On that way of putting it, the sharper question becomes something like: Is a primordial field of potentiality the kind of thing to which Peirce’s “whatever is First is ipso facto sentient” could intelligibly apply? That is: are the qualitative aspects and couplings of the most basic reality better thought of as utterly mindless “dead matter,” or as something whose most primitive mode is closer, in kind and not just in degree, tofeeling/possibility—with “dead matter” emerging as the highly constrained limit where habit has hardened and the range of qualitative “free play” has been drastically narrowed?”
I think the above outline of the path from 1ns through 2ns to 3ns [ and reverse!] is excellent.

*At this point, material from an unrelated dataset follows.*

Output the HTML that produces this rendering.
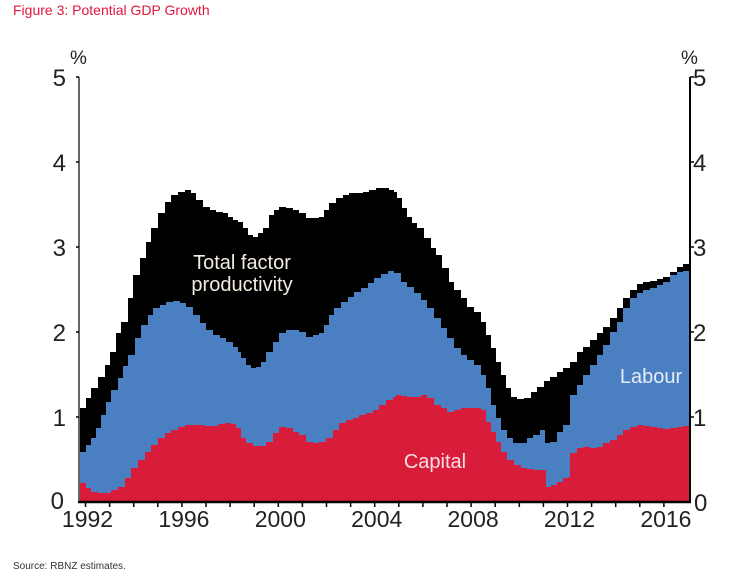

I think one has to be very careful , however, about the meaning of ‘primordial field of potentiality’ [let’s call this domain A]. .  This does not mean determinism, ie, that the ‘forms’ of Existence’ are primordial’. The fact remains, that Firstness is chance and freedom ..and the actualities [call them B] are not the result of a direct linear action from A to B. 
Edwina

On Dec 14, 2025, at 5:58 PM, Jeffrey Brian Downard <[email protected]> wrote:

From a Peircean perspective, what matters is not whether the rock has a mindlike interior, but whether the more basic levels of reality involve (i) qualitative possibilities (Firstness), (ii) constraints/compulsions or “brute suchness” (Secondness), and (iii) the formation of stable regularities (Thirdness as habit/law). If one takes a continuous field ontology seriously, then the primitives are not little billiard balls, but loci of qualitative character (charge, spin, etc.) standing in relations of mutual susceptibility—what Peirce calls the peculiar relation of affectability. And if one further takes seriously the idea that law is not merely “written into” the cosmos from the outset but becomes increasingly definite—then the growth of regularity begins to look like the growth of a kind of memory: not memory as personal recollection, but memory as the persistence of constraints, the consolidation of tendencies, the sedimentation of habits across time—all involving the growth and flow of information.
On that way of putting it, the sharper question becomes something like: Is a primordial field of potentiality the kind of thing to which Peirce’s “whatever is First is ipso facto sentient” could intelligibly apply? That is: are the qualitative aspects and couplings of the most basic reality better thought of as utterly mindless “dead matter,” or as something whose most primitive mode is closer, in kind and not just in degree, tofeeling/possibility—with “dead matter” emerging as the highly constrained limit where habit has hardened and the range of qualitative “free play” has been drastically narrowed?